Code that draws figures:
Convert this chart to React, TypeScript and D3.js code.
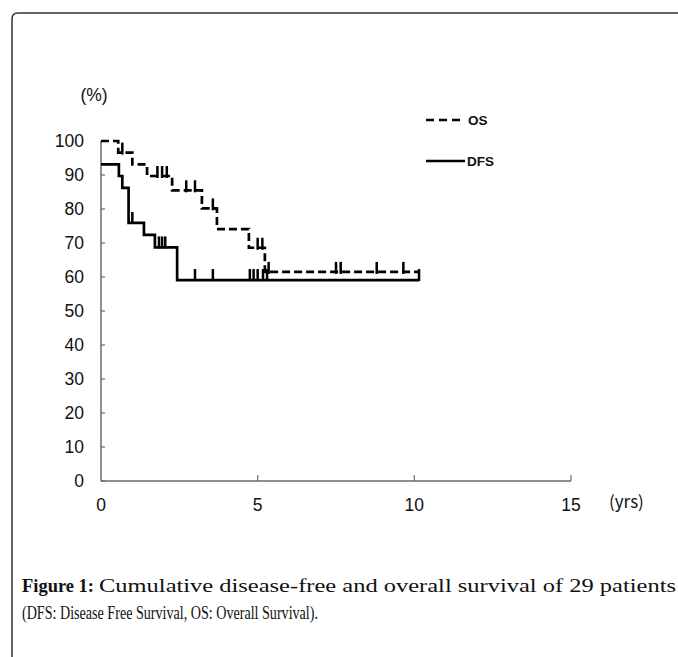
import React from "react";
import * as d3 from "d3";

const yTicks = [0, 10, 20, 30, 40, 50, 60, 70, 80, 90, 100];
const xTicks = [0, 5, 10, 15];

// Overall survival (dashed): step times (yrs) and survival (%) after each step
const osTimes = [0, 0.55, 1.0, 1.47, 2.27, 3.22, 3.7, 4.72, 5.23];
const osSurv = [100, 96.6, 93.1, 89.7, 85.5, 80.2, 74.1, 68.6, 61.5];
const osCensorT = [0.68, 1.8, 1.95, 2.1, 2.72, 3.0, 3.57, 5.0, 5.15, 5.35, 7.5, 7.65, 8.8, 9.65];
const osEnd = 10.15;

// Disease-free survival (solid)
const dfsTimes = [0, 0.57, 0.68, 0.88, 1.37, 1.72, 2.43];
const dfsSurv = [93.1, 89.7, 86.2, 75.9, 72.4, 68.7, 59.1];
const dfsCensorT = [1.0, 1.85, 1.95, 2.05, 3.0, 3.57, 4.75, 4.87, 5.0, 5.17, 5.3, 10.15];
const dfsEnd = 10.15;

const legendLabels = ["OS", "DFS"];
const captionBold = "Figure 1:";
const captionRest = "Cumulative disease-free and overall survival of 29 patients";
const captionLine2 = "(DFS: Disease Free Survival, OS: Overall Survival).";

function levelAt(times: number[], surv: number[], t: number) {
  let v = surv[0];
  for (let i = 0; i < times.length; i++) if (times[i] <= t) v = surv[i];
  return v;
}

export default function App() {
  const x = d3.scaleLinear().domain([0, 15]).range([101, 571]);
  const y = d3.scaleLinear().domain([0, 100]).range([481, 141]);
  const line = d3
    .line<[number, number]>()
    .x((d) => x(d[0]))
    .y((d) => y(d[1]))
    .curve(d3.curveStepAfter);

  const osPts: [number, number][] = osTimes.map((t, i) => [t, osSurv[i]]);
  osPts.push([osEnd, osSurv[osSurv.length - 1]]);
  const dfsPts: [number, number][] = dfsTimes.map((t, i) => [t, dfsSurv[i]]);
  dfsPts.push([dfsEnd, dfsSurv[dfsSurv.length - 1]]);

  const axisColor = "#6a6a6a";
  const sans = "'Liberation Sans', Arial, sans-serif";
  const serif = "'Liberation Serif', 'Times New Roman', serif";

  return (
    <svg width={678} height={657} style={{ position: "absolute", left: 0, top: 0 }}>
      <rect x={0} y={0} width={678} height={657} fill="#fff" />
      {/* frame */}
      <path d="M12,700 L12,19 Q12,13 18,13 L700,13" fill="none" stroke="#333" strokeWidth={1.5} />

      {/* axes */}
      <line x1={x(0)} x2={x(0)} y1={y(0)} y2={y(100)} stroke={axisColor} strokeWidth={1.5} />
      <line x1={x(0)} x2={x(15)} y1={y(0)} y2={y(0)} stroke={axisColor} strokeWidth={1.5} />
      {yTicks.map((v) => (
        <g key={"y" + v}>
          <line x1={x(0)} x2={x(0) + 4} y1={y(v)} y2={y(v)} stroke={axisColor} strokeWidth={1.2} />
          <text x={84} y={y(v)} dy="0.35em" textAnchor="end" fontFamily={sans} fontSize={17.5} fill="#111">
            {v}
          </text>
        </g>
      ))}
      {xTicks.map((v) => (
        <g key={"x" + v}>
          {v > 0 && (
            <line x1={x(v)} x2={x(v)} y1={y(0)} y2={y(0) - 6} stroke={axisColor} strokeWidth={1.2} />
          )}
          <text x={x(v)} y={y(0) + 24} dy="0.35em" textAnchor="middle" fontFamily={sans} fontSize={17.5} fill="#111">
            {v}
          </text>
        </g>
      ))}
      <text x={94} y={95} dy="0.35em" textAnchor="middle" fontFamily={sans} fontSize={17.5} fill="#111">
        (%)
      </text>
      <text x={609} y={502} dy="0.35em" fontFamily="'Noto Sans CJK JP', sans-serif" fontSize={17} fill="#111">
        (yrs)
      </text>

      {/* curves */}
      <path d={line(osPts) || ""} fill="none" stroke="#000" strokeWidth={2.7} strokeDasharray="8,4" />
      <path d={line(dfsPts) || ""} fill="none" stroke="#000" strokeWidth={2.7} />
      {osCensorT.map((t, i) => {
        const v = levelAt(osTimes, osSurv, t);
        return <line key={"oc" + i} x1={x(t)} x2={x(t)} y1={y(v) - 10} y2={y(v) + 2} stroke="#000" strokeWidth={2.5} />;
      })}
      {dfsCensorT.map((t, i) => {
        const v = levelAt(dfsTimes, dfsSurv, t);
        return <line key={"dc" + i} x1={x(t)} x2={x(t)} y1={y(v) - 11} y2={y(v) + 1} stroke="#000" strokeWidth={2.5} />;
      })}

      {/* legend */}
      <line x1={426} x2={461} y1={120} y2={120} stroke="#000" strokeWidth={2.7} strokeDasharray="8,5" />
      <text x={468} y={120} dy="0.35em" fontFamily={sans} fontWeight="bold" fontSize={13.5} fill="#111">
        {legendLabels[0]}
      </text>
      <line x1={426} x2={465} y1={161} y2={161} stroke="#000" strokeWidth={2.7} />
      <text x={467} y={161} dy="0.35em" fontFamily={sans} fontWeight="bold" fontSize={13.5} fill="#111">
        {legendLabels[1]}
      </text>

      {/* caption */}
      <text x={22} y={592} fontFamily={serif} fontSize={18} fontWeight="bold" fill="#111" textLength={72} lengthAdjust="spacingAndGlyphs">
        {captionBold}
      </text>
      <text x={99} y={592} fontFamily={serif} fontSize={18} fill="#111" textLength={577} lengthAdjust="spacingAndGlyphs">
        {captionRest}
      </text>
      <text x={22} y={619} fontFamily={serif} fontSize={18} fill="#111" textLength={296} lengthAdjust="spacingAndGlyphs">
        {captionLine2}
      </text>
    </svg>
  );
}
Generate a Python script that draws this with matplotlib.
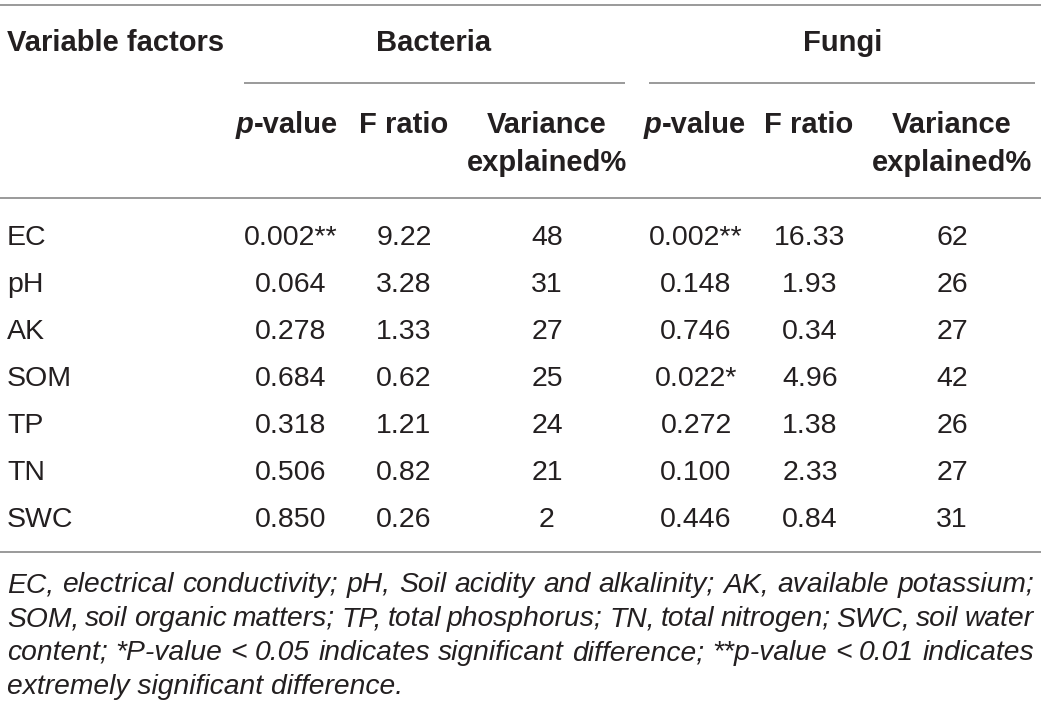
import matplotlib
matplotlib.use("Agg")
import matplotlib.pyplot as plt

# ---------------- data ----------------
factors = ["EC", "pH", "AK", "SOM", "TP", "TN", "SWC"]
bac_p = ["0.002**", "0.064", "0.278", "0.684", "0.318", "0.506", "0.850"]
bac_f = [9.22, 3.28, 1.33, 0.62, 1.21, 0.82, 0.26]
bac_var = [48, 31, 27, 25, 24, 21, 2]
fun_p = ["0.002**", "0.148", "0.746", "0.022*", "0.272", "0.100", "0.446"]
fun_f = [16.33, 1.93, 0.34, 4.96, 1.38, 2.33, 0.84]
fun_var = [62, 26, 27, 42, 26, 27, 31]
footnote_lines = [
    "EC, electrical conductivity; pH, Soil acidity and alkalinity; AK, available potassium;",
    "SOM, soil organic matters; TP, total phosphorus; TN, total nitrogen; SWC, soil water",
    "content; *P-value < 0.05 indicates significant difference; **p-value < 0.01 indicates",
    "extremely significant difference.",
]

# ---------------- layout ----------------
W, H = 1041, 714
FONT = "Liberation Sans"
FS = 20.5
FS_HDR = 21
FS_NOTE = 20.3
TXT = "#231f20"
LINE = "#9a9a9a"

fig = plt.figure(figsize=(W / 100, H / 100), dpi=100)
ax = fig.add_axes([0, 0, 1, 1])
ax.set_xlim(0, W)
ax.set_ylim(H, 0)
ax.axis("off")
renderer = fig.canvas.get_renderer()


def width_of(s, size, weight="normal", style="normal"):
    t = ax.text(0, 0, s, fontsize=size, family=FONT, weight=weight, style=style)
    bb = t.get_window_extent(renderer=renderer)
    t.remove()
    return bb.width


def runs_centered(x, y, runs, size):
    widths = [width_of(s, size, w, st) for s, w, st in runs]
    x0 = x - sum(widths) / 2
    for (s, w, st), wd in zip(runs, widths):
        ax.text(x0, y, s, fontsize=size, family=FONT, weight=w, style=st,
                ha="left", va="baseline", color=TXT)
        x0 += wd


def hline(x0, x1, y):
    ax.plot([x0, x1], [y, y], color=LINE, lw=1.4, solid_capstyle="butt")


def txt(x, y, s, size, ha="center", weight="normal", style="normal"):
    ax.text(x, y, s, fontsize=size, family=FONT, weight=weight, style=style,
            ha=ha, va="baseline", color=TXT)


# rules
hline(0, W, 5)
hline(244, 625, 83)
hline(649, 1035, 83)
hline(0, W, 198)
hline(0, W, 552)

# header
txt(7, 51, "Variable factors", FS_HDR, ha="left", weight="bold")
txt(434, 51, "Bacteria", FS_HDR, weight="bold")
txt(843, 51, "Fungi", FS_HDR, weight="bold")

col_x = [291, 404, 547, 696, 810, 952]
hdr_x = [287, 404, 547, 695, 809, 952]
for i in (0, 3):
    runs_centered(hdr_x[i], 133, [("p", "bold", "italic"), ("-value", "bold", "normal")], FS_HDR)
for i in (1, 4):
    txt(hdr_x[i], 133, "F ratio", FS_HDR, weight="bold")
for i in (2, 5):
    txt(hdr_x[i], 133, "Variance", FS_HDR, weight="bold")
    txt(hdr_x[i], 171, "explained%", FS_HDR, weight="bold")

# body rows
row_y0, row_dy = 245, 47
for r, fac in enumerate(factors):
    y = row_y0 + r * row_dy
    txt(7, y, fac, FS, ha="left")
    vals = [bac_p[r], f"{bac_f[r]:.2f}", str(bac_var[r]),
            fun_p[r], f"{fun_f[r]:.2f}", str(fun_var[r])]
    for cx, v in zip(col_x, vals):
        txt(cx, y, v, FS)

# footnote (justified)
note_y0, note_dy = 592, 34
x_left, x_right = 7, 1034
for li, line in enumerate(footnote_lines):
    y = note_y0 + li * note_dy
    words = line.split(" ")
    if li == len(footnote_lines) - 1:
        txt(x_left, y, line, FS_NOTE, ha="left", style="italic")
        continue
    ws = [width_of(w, FS_NOTE, style="italic") for w in words]
    gap = (x_right - x_left - sum(ws)) / (len(words) - 1)
    x = x_left
    for w, wd in zip(words, ws):
        txt(x, y, w, FS_NOTE, ha="left", style="italic")
        x += wd + gap

fig.savefig("out.png", dpi=100, facecolor="white")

EXERCISE INSTRUCTIONS: Using the listing above, show each line holding the string "React".

SOLUTION FOR THIS PROBLEM:
Convert this chart to React, TypeScript and D3.js code.
import React from "react";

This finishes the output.